Pero si esto no ocurre, los Estados latinoamericanos probablemente tendrán que elegir entre una de las dos potencias. Esto no sólo tendría un costo a nivel doméstico (mientras que nuestras economías, especialmente en el caso de los países del cono sur, tienden a ser compatibles con la de China existen consideraciones de tipo político que nos acercan a Estados Unidos) sino que podría llevar a que se produzcan disputas entre los aliados de Washington y Beijing. De ser así, la conflictividad entre Estados volvería a la región luego de que esta fuese reducida fuertemente a comienzos de los 1980 gracias, en parte, a la alianza estratégica alcanzada entre la Argentina y Brasil.
¿Qué debemos hacer?

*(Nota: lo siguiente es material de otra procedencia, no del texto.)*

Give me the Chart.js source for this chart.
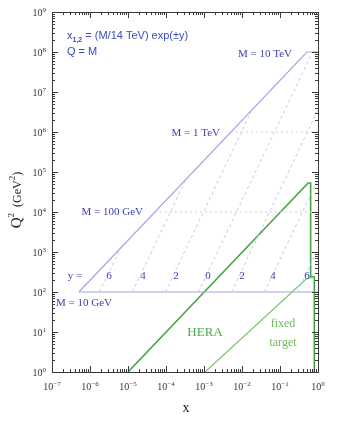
<!DOCTYPE html>
<html>
<head>
<meta charset="utf-8">
<script src="https://cdn.jsdelivr.net/npm/chart.js@4.4.0/dist/chart.umd.min.js"></script>
<style>
  html, body { margin: 0; padding: 0; background: #fff; }
  canvas { display: block; }
</style>
</head>
<body>
<canvas id="kin" width="346" height="428"></canvas>
<script>
// LHC kinematic region: outer limit Q^2 = x s and the M = 10 TeV / 10 GeV lines
const lhcEdgeX  = [5.1e-7, 0.51, 1];
const lhcEdgeQ2 = [1e2, 1e8, 1e8];
const m10GeVX   = [5.1e-7, 1];
const m10GeVQ2  = [1e2, 1e2];
// dotted M = 100 GeV and M = 1 TeV lines
const m100GeVX  = [5.1e-5, 1];
const m100GeVQ2 = [1e4, 1e4];
const m1TeVX    = [5.1e-3, 1];
const m1TeVQ2   = [1e6, 1e6];
// constant rapidity lines (y = 6,4,2,0,-2,-4,-6)
const rapLabels  = ['6', '4', '2', '0', '2', '4', '6'];
const rapStartX  = [1.77e-6, 1.31e-5, 9.67e-5, 7.14e-4, 5.28e-3, 3.9e-2, 0.288];
const rapStartQ2 = [1e2, 1e2, 1e2, 1e2, 1e2, 1e2, 1e2];
const rapEndX    = [6.14e-6, 3.35e-4, 1.83e-2, 0.714, 1, 1, 1];
const rapEndQ2   = [1.2e3, 6.6e4, 3.6e6, 1e8, 3.6e6, 6.6e4, 1.2e3];
// HERA and fixed target regions
const heraX  = [1e-5, 0.55, 0.64, 0.64, 0.8, 0.8];
const heraQ2 = [1, 5.3e4, 5.3e4, 240, 240, 1];
const fixedX  = [1.07e-3, 0.48, 0.8];
const fixedQ2 = [1, 208, 240];
// axis decades
const xDecades = [-7, -6, -5, -4, -3, -2, -1, 0];
const yDecades = [0, 1, 2, 3, 4, 5, 6, 7, 8, 9];

const blueLine = '#a4a6e2';
const blueDash = '#c3c7e8';
const blueText = '#3d3fae';
const green    = '#44a444';
const green2   = '#7cc46a';

function pts(xs, ys) {
  return xs.map((v, i) => ({ x: v, y: ys[i] }));
}

function line(xs, ys, color, width, dash) {
  return {
    data: pts(xs, ys),
    borderColor: color,
    borderWidth: width,
    borderDash: dash || [],
    showLine: true,
    pointRadius: 0,
    fill: false,
    tension: 0
  };
}

let sets = [
  line(m100GeVX, m100GeVQ2, blueDash, 1, [2, 3]),
  line(m1TeVX, m1TeVQ2, blueDash, 1, [2, 3])
];
rapStartX.forEach((v, i) => {
  sets.push(line([v, rapEndX[i]], [rapStartQ2[i], rapEndQ2[i]], blueDash, 1, [3, 3]));
});
sets.push(line(lhcEdgeX, lhcEdgeQ2, blueLine, 1.2));
sets.push(line(m10GeVX, m10GeVQ2, blueLine, 1.2));
sets.push(line(fixedX, fixedQ2, green2, 1.2));
sets.push(line(heraX, heraQ2, green, 1.6));

function sup(ctx, base, exp, x, y, align, size) {
  ctx.font = size + 'px "Liberation Serif", "DejaVu Serif", serif';
  const bw = ctx.measureText(base).width;
  ctx.font = Math.round(size * 0.7) + 'px "Liberation Serif", "DejaVu Serif", serif';
  const ew = ctx.measureText(exp).width;
  let x0 = x;
  if (align === 'center') x0 = x - (bw + ew) / 2;
  if (align === 'right') x0 = x - (bw + ew);
  ctx.textAlign = 'left';
  ctx.textBaseline = 'alphabetic';
  ctx.font = size + 'px "Liberation Serif", "DejaVu Serif", serif';
  ctx.fillText(base, x0, y);
  ctx.font = Math.round(size * 0.7) + 'px "Liberation Serif", "DejaVu Serif", serif';
  ctx.fillText(exp, x0 + bw, y - size * 0.45);
}

const decor = {
  id: 'decor',
  afterDatasetsDraw(chart) {
    const ctx = chart.ctx;
    const xs = chart.scales.x, ys = chart.scales.y;
    const a = chart.chartArea;
    ctx.save();
    // frame
    ctx.strokeStyle = '#3a3a3a';
    ctx.lineWidth = 1;
    ctx.strokeRect(a.left + 0.5, a.top + 0.5, a.right - a.left, a.bottom - a.top);
    // ticks
    ctx.beginPath();
    xDecades.forEach(e => {
      for (let k = 1; k <= 9; k++) {
        if (e === 0 && k > 1) break;
        const px = Math.round(xs.getPixelForValue(k * Math.pow(10, e))) + 0.5;
        const len = k === 1 ? 6 : 3;
        ctx.moveTo(px, a.bottom); ctx.lineTo(px, a.bottom - len);
        ctx.moveTo(px, a.top); ctx.lineTo(px, a.top + len);
      }
    });
    yDecades.forEach(e => {
      for (let k = 1; k <= 9; k++) {
        if (e === 9 && k > 1) break;
        const py = Math.round(ys.getPixelForValue(k * Math.pow(10, e))) + 0.5;
        const len = k === 1 ? 6 : 3;
        ctx.moveTo(a.left, py); ctx.lineTo(a.left + len, py);
        ctx.moveTo(a.right, py); ctx.lineTo(a.right - len, py);
      }
    });
    ctx.stroke();
    // tick labels
    ctx.fillStyle = '#333';
    xDecades.forEach(e => {
      const px = xs.getPixelForValue(Math.pow(10, e));
      sup(ctx, '10', e === 0 ? '0' : '\u2212' + (-e), px, a.bottom + 18, 'center', 10);
    });
    yDecades.forEach(e => {
      const py = ys.getPixelForValue(Math.pow(10, e));
      sup(ctx, '10', String(e), a.left - 6, py + 4, 'right', 10);
    });
    // axis titles
    ctx.fillStyle = '#222';
    sup(ctx, 'x', '', (a.left + a.right) / 2 + 1, 412, 'center', 14);
    ctx.save();
    ctx.translate(21, 200);
    ctx.rotate(-Math.PI / 2);
    ctx.font = '15px "Liberation Serif", serif';
    let w1 = ctx.measureText('Q').width;
    ctx.font = '12px "Liberation Serif", serif';
    let w2 = ctx.measureText('  (GeV').width;
    let w3 = ctx.measureText(')').width;
    ctx.font = '9px "Liberation Serif", serif';
    let ws = ctx.measureText('2').width;
    let x0 = -(w1 + ws + w2 + ws + w3) / 2;
    ctx.textAlign = 'left';
    ctx.font = '15px "Liberation Serif", serif';
    ctx.fillText('Q', x0, 0); x0 += w1;
    ctx.font = '9px "Liberation Serif", serif';
    ctx.fillText('2', x0, -7); x0 += ws;
    ctx.font = '12px "Liberation Serif", serif';
    ctx.fillText('  (GeV', x0, 0); x0 += w2;
    ctx.font = '9px "Liberation Serif", serif';
    ctx.fillText('2', x0, -6); x0 += ws;
    ctx.font = '12px "Liberation Serif", serif';
    ctx.fillText(')', x0, 0);
    ctx.restore();
    // formula text
    ctx.fillStyle = '#3a4cbe';
    ctx.textAlign = 'left';
    ctx.font = '11px "Liberation Sans", Arial, sans-serif';
    ctx.fillText('x', 67, 39);
    let wx = ctx.measureText('x').width;
    ctx.font = 'bold 7px "Liberation Sans", Arial, sans-serif';
    ctx.fillText('1,2', 67 + wx, 42);
    let wsub = ctx.measureText('1,2').width;
    ctx.font = '11px "Liberation Sans", Arial, sans-serif';
    ctx.fillText(' = (M/14 TeV) exp(\u00b1y)', 67 + wx + wsub, 39);
    ctx.fillText('Q = M', 67, 55);
    // M labels
    ctx.fillStyle = blueText;
    ctx.font = '11px "Liberation Serif", serif';
    ctx.textAlign = 'right';
    ctx.fillText('M = 10 TeV', 292, 57);
    ctx.fillText('M = 1 TeV', 220, 136);
    ctx.fillText('M = 100 GeV', 143, 215);
    ctx.textAlign = 'left';
    ctx.fillText('M = 10 GeV', 56, 306);
    ctx.textAlign = 'center';
    ctx.fillText('y =', 75, 279);
    const rapPx = [109, 143, 176, 208, 242, 273, 307];
    rapLabels.forEach((t, i) => ctx.fillText(t, rapPx[i], 279));
    // HERA / fixed target
    ctx.fillStyle = '#4aaa4a';
    ctx.font = '13px "Liberation Serif", serif';
    ctx.fillText('HERA', 205, 336);
    ctx.fillStyle = '#6cbb5c';
    ctx.font = '12px "Liberation Serif", serif';
    ctx.fillText('fixed', 283, 327);
    ctx.fillText('target', 283, 346);
    ctx.restore();
  }
};

new Chart(document.getElementById('kin'), {
  type: 'scatter',
  data: { datasets: sets },
  options: {
    responsive: false,
    animation: false,
    layout: { padding: { left: 52, right: 28, top: 12, bottom: 56 } },
    plugins: { legend: { display: false }, tooltip: { enabled: false } },
    scales: {
      x: { type: 'logarithmic', min: 1e-7, max: 1, display: false },
      y: { type: 'logarithmic', min: 1, max: 1e9, display: false }
    }
  },
  plugins: [decor]
});
</script>
</body>
</html>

En primer lugar coordinar nuestra política exterior para que el conflicto entre las potencias no se traslade a América Latina. En este sentido, el fortalecimiento de la relación entre los gobiernos de la Argentina y Brasil, más allá de consideraciones de tipo personal o ideológicas, debería ser una política de Estado. Por otra parte, la mejor manera de incrementar la calidad de vida de nuestros ciudadanos consiste en crecer económicamente, que es condición necesaria, pero no suficiente, para alcanzar el desarrollo social. Esta mayor riqueza será acompañada por un incremento de nuestra influencia política a nivel global.